** START OF GIVEN INFORMATION **
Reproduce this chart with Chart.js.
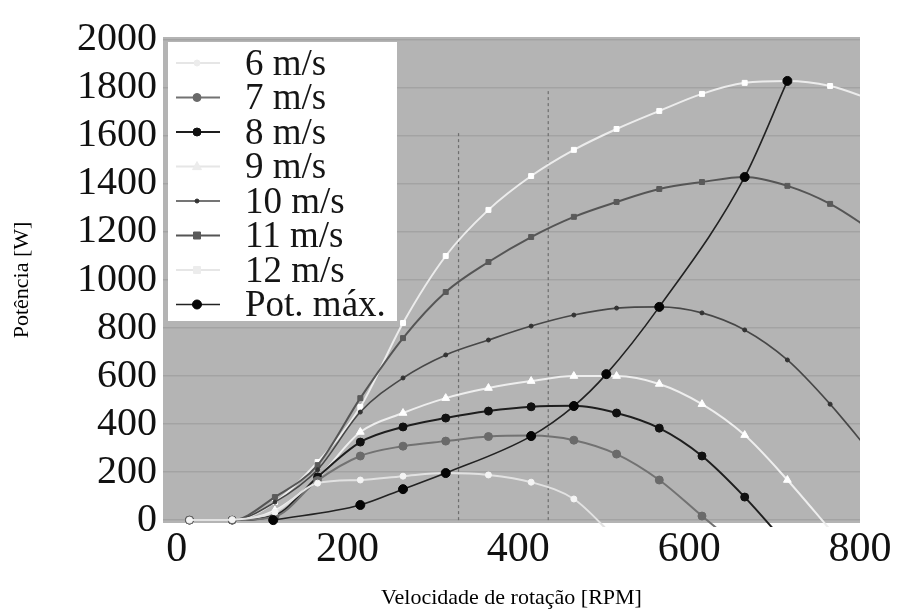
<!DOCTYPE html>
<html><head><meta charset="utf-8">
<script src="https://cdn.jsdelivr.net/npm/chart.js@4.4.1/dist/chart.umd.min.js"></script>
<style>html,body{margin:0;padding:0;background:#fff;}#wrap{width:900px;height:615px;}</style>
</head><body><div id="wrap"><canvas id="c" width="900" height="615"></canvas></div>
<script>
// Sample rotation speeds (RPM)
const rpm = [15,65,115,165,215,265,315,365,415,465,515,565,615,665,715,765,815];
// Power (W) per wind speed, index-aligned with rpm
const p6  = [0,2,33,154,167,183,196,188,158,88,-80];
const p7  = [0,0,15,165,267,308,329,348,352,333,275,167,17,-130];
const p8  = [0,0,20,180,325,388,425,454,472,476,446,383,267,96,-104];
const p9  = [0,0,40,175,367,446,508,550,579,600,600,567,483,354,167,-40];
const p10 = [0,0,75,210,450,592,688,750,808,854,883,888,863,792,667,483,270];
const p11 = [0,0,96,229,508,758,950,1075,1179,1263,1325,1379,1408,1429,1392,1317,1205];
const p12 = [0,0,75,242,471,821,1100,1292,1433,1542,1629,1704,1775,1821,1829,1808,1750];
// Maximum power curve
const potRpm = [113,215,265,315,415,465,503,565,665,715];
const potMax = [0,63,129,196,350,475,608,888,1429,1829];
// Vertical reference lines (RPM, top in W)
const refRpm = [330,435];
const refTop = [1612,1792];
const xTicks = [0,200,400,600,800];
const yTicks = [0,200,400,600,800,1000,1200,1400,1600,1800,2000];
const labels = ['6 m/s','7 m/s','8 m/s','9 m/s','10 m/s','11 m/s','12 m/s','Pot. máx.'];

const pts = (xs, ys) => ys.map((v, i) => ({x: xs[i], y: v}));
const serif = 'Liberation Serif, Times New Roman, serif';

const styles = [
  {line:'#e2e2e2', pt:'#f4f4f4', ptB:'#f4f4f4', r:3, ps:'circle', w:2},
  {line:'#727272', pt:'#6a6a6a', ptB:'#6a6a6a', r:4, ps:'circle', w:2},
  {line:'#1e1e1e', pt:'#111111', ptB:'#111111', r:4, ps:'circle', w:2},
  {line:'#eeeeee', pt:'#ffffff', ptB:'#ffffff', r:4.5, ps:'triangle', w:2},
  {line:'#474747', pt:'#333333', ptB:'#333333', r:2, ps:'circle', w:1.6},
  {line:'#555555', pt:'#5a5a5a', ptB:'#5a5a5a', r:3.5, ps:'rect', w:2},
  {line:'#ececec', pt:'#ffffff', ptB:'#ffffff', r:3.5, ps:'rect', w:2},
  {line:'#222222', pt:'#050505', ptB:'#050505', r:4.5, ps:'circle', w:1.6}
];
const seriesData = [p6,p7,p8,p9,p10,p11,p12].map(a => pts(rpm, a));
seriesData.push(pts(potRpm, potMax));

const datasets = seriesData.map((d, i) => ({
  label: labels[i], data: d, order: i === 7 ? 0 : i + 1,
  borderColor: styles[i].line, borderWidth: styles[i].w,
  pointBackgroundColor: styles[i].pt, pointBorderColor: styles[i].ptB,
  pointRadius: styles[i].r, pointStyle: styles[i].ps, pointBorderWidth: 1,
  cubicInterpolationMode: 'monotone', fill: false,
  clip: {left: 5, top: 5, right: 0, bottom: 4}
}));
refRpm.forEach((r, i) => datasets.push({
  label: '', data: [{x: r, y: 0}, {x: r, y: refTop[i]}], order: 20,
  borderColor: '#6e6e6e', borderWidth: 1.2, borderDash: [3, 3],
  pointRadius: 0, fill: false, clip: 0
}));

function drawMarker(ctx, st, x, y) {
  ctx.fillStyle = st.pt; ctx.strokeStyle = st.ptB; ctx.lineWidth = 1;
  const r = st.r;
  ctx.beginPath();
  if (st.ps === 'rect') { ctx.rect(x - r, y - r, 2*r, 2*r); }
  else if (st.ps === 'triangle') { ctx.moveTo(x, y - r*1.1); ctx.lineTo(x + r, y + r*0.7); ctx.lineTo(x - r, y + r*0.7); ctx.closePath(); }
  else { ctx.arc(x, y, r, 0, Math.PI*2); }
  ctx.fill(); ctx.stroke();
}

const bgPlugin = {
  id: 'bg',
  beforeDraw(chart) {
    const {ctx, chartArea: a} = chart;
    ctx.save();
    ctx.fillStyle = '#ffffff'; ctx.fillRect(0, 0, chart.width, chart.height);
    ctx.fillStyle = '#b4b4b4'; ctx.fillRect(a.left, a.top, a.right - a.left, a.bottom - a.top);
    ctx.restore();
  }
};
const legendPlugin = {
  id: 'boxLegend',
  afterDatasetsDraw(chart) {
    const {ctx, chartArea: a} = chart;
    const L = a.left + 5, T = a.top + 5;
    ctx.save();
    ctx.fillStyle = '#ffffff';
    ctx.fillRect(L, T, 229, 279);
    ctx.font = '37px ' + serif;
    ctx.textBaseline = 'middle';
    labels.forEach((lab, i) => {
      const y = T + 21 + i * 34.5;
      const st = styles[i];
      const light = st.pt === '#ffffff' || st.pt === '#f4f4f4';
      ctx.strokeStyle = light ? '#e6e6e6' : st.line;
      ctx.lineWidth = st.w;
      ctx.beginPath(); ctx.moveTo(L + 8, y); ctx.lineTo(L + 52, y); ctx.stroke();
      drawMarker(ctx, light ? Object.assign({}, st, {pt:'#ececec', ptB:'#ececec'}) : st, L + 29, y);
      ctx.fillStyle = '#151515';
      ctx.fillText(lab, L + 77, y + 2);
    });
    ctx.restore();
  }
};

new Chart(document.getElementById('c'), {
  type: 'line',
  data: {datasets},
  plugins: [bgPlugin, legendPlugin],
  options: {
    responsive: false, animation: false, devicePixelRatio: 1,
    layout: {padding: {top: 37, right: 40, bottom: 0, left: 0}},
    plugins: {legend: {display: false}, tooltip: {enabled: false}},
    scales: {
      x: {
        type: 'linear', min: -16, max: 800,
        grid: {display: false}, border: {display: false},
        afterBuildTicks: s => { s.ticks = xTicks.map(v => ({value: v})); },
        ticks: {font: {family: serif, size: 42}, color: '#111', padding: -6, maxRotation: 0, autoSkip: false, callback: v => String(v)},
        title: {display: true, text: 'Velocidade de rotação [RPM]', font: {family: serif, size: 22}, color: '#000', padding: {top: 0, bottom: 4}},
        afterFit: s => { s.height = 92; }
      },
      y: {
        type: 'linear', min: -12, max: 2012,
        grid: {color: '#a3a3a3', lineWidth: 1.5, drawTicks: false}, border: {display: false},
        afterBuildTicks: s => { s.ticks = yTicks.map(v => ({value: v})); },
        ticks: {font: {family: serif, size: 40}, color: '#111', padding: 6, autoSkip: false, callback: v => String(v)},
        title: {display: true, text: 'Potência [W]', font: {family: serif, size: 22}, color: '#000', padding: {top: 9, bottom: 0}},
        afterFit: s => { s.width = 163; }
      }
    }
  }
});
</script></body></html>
** END OF GIVEN INFORMATION **
DIRECTIONS >>
Write the full listing out again with every line unchanged, but include no pictures.

WORKED ANSWER >>
Reproduce this chart with Chart.js.
<!DOCTYPE html>
<html><head><meta charset="utf-8">
<script src="https://cdn.jsdelivr.net/npm/chart.js@4.4.1/dist/chart.umd.min.js"></script>
<style>html,body{margin:0;padding:0;background:#fff;}#wrap{width:900px;height:615px;}</style>
</head><body><div id="wrap"><canvas id="c" width="900" height="615"></canvas></div>
<script>
// Sample rotation speeds (RPM)
const rpm = [15,65,115,165,215,265,315,365,415,465,515,565,615,665,715,765,815];
// Power (W) per wind speed, index-aligned with rpm
const p6  = [0,2,33,154,167,183,196,188,158,88,-80];
const p7  = [0,0,15,165,267,308,329,348,352,333,275,167,17,-130];
const p8  = [0,0,20,180,325,388,425,454,472,476,446,383,267,96,-104];
const p9  = [0,0,40,175,367,446,508,550,579,600,600,567,483,354,167,-40];
const p10 = [0,0,75,210,450,592,688,750,808,854,883,888,863,792,667,483,270];
const p11 = [0,0,96,229,508,758,950,1075,1179,1263,1325,1379,1408,1429,1392,1317,1205];
const p12 = [0,0,75,242,471,821,1100,1292,1433,1542,1629,1704,1775,1821,1829,1808,1750];
// Maximum power curve
const potRpm = [113,215,265,315,415,465,503,565,665,715];
const potMax = [0,63,129,196,350,475,608,888,1429,1829];
// Vertical reference lines (RPM, top in W)
const refRpm = [330,435];
const refTop = [1612,1792];
const xTicks = [0,200,400,600,800];
const yTicks = [0,200,400,600,800,1000,1200,1400,1600,1800,2000];
const labels = ['6 m/s','7 m/s','8 m/s','9 m/s','10 m/s','11 m/s','12 m/s','Pot. máx.'];

const pts = (xs, ys) => ys.map((v, i) => ({x: xs[i], y: v}));
const serif = 'Liberation Serif, Times New Roman, serif';

const styles = [
  {line:'#e2e2e2', pt:'#f4f4f4', ptB:'#f4f4f4', r:3, ps:'circle', w:2},
  {line:'#727272', pt:'#6a6a6a', ptB:'#6a6a6a', r:4, ps:'circle', w:2},
  {line:'#1e1e1e', pt:'#111111', ptB:'#111111', r:4, ps:'circle', w:2},
  {line:'#eeeeee', pt:'#ffffff', ptB:'#ffffff', r:4.5, ps:'triangle', w:2},
  {line:'#474747', pt:'#333333', ptB:'#333333', r:2, ps:'circle', w:1.6},
  {line:'#555555', pt:'#5a5a5a', ptB:'#5a5a5a', r:3.5, ps:'rect', w:2},
  {line:'#ececec', pt:'#ffffff', ptB:'#ffffff', r:3.5, ps:'rect', w:2},
  {line:'#222222', pt:'#050505', ptB:'#050505', r:4.5, ps:'circle', w:1.6}
];
const seriesData = [p6,p7,p8,p9,p10,p11,p12].map(a => pts(rpm, a));
seriesData.push(pts(potRpm, potMax));

const datasets = seriesData.map((d, i) => ({
  label: labels[i], data: d, order: i === 7 ? 0 : i + 1,
  borderColor: styles[i].line, borderWidth: styles[i].w,
  pointBackgroundColor: styles[i].pt, pointBorderColor: styles[i].ptB,
  pointRadius: styles[i].r, pointStyle: styles[i].ps, pointBorderWidth: 1,
  cubicInterpolationMode: 'monotone', fill: false,
  clip: {left: 5, top: 5, right: 0, bottom: 4}
}));
refRpm.forEach((r, i) => datasets.push({
  label: '', data: [{x: r, y: 0}, {x: r, y: refTop[i]}], order: 20,
  borderColor: '#6e6e6e', borderWidth: 1.2, borderDash: [3, 3],
  pointRadius: 0, fill: false, clip: 0
}));

function drawMarker(ctx, st, x, y) {
  ctx.fillStyle = st.pt; ctx.strokeStyle = st.ptB; ctx.lineWidth = 1;
  const r = st.r;
  ctx.beginPath();
  if (st.ps === 'rect') { ctx.rect(x - r, y - r, 2*r, 2*r); }
  else if (st.ps === 'triangle') { ctx.moveTo(x, y - r*1.1); ctx.lineTo(x + r, y + r*0.7); ctx.lineTo(x - r, y + r*0.7); ctx.closePath(); }
  else { ctx.arc(x, y, r, 0, Math.PI*2); }
  ctx.fill(); ctx.stroke();
}

const bgPlugin = {
  id: 'bg',
  beforeDraw(chart) {
    const {ctx, chartArea: a} = chart;
    ctx.save();
    ctx.fillStyle = '#ffffff'; ctx.fillRect(0, 0, chart.width, chart.height);
    ctx.fillStyle = '#b4b4b4'; ctx.fillRect(a.left, a.top, a.right - a.left, a.bottom - a.top);
    ctx.restore();
  }
};
const legendPlugin = {
  id: 'boxLegend',
  afterDatasetsDraw(chart) {
    const {ctx, chartArea: a} = chart;
    const L = a.left + 5, T = a.top + 5;
    ctx.save();
    ctx.fillStyle = '#ffffff';
    ctx.fillRect(L, T, 229, 279);
    ctx.font = '37px ' + serif;
    ctx.textBaseline = 'middle';
    labels.forEach((lab, i) => {
      const y = T + 21 + i * 34.5;
      const st = styles[i];
      const light = st.pt === '#ffffff' || st.pt === '#f4f4f4';
      ctx.strokeStyle = light ? '#e6e6e6' : st.line;
      ctx.lineWidth = st.w;
      ctx.beginPath(); ctx.moveTo(L + 8, y); ctx.lineTo(L + 52, y); ctx.stroke();
      drawMarker(ctx, light ? Object.assign({}, st, {pt:'#ececec', ptB:'#ececec'}) : st, L + 29, y);
      ctx.fillStyle = '#151515';
      ctx.fillText(lab, L + 77, y + 2);
    });
    ctx.restore();
  }
};

new Chart(document.getElementById('c'), {
  type: 'line',
  data: {datasets},
  plugins: [bgPlugin, legendPlugin],
  options: {
    responsive: false, animation: false, devicePixelRatio: 1,
    layout: {padding: {top: 37, right: 40, bottom: 0, left: 0}},
    plugins: {legend: {display: false}, tooltip: {enabled: false}},
    scales: {
      x: {
        type: 'linear', min: -16, max: 800,
        grid: {display: false}, border: {display: false},
        afterBuildTicks: s => { s.ticks = xTicks.map(v => ({value: v})); },
        ticks: {font: {family: serif, size: 42}, color: '#111', padding: -6, maxRotation: 0, autoSkip: false, callback: v => String(v)},
        title: {display: true, text: 'Velocidade de rotação [RPM]', font: {family: serif, size: 22}, color: '#000', padding: {top: 0, bottom: 4}},
        afterFit: s => { s.height = 92; }
      },
      y: {
        type: 'linear', min: -12, max: 2012,
        grid: {color: '#a3a3a3', lineWidth: 1.5, drawTicks: false}, border: {display: false},
        afterBuildTicks: s => { s.ticks = yTicks.map(v => ({value: v})); },
        ticks: {font: {family: serif, size: 40}, color: '#111', padding: 6, autoSkip: false, callback: v => String(v)},
        title: {display: true, text: 'Potência [W]', font: {family: serif, size: 22}, color: '#000', padding: {top: 9, bottom: 0}},
        afterFit: s => { s.width = 163; }
      }
    }
  }
});
</script></body></html>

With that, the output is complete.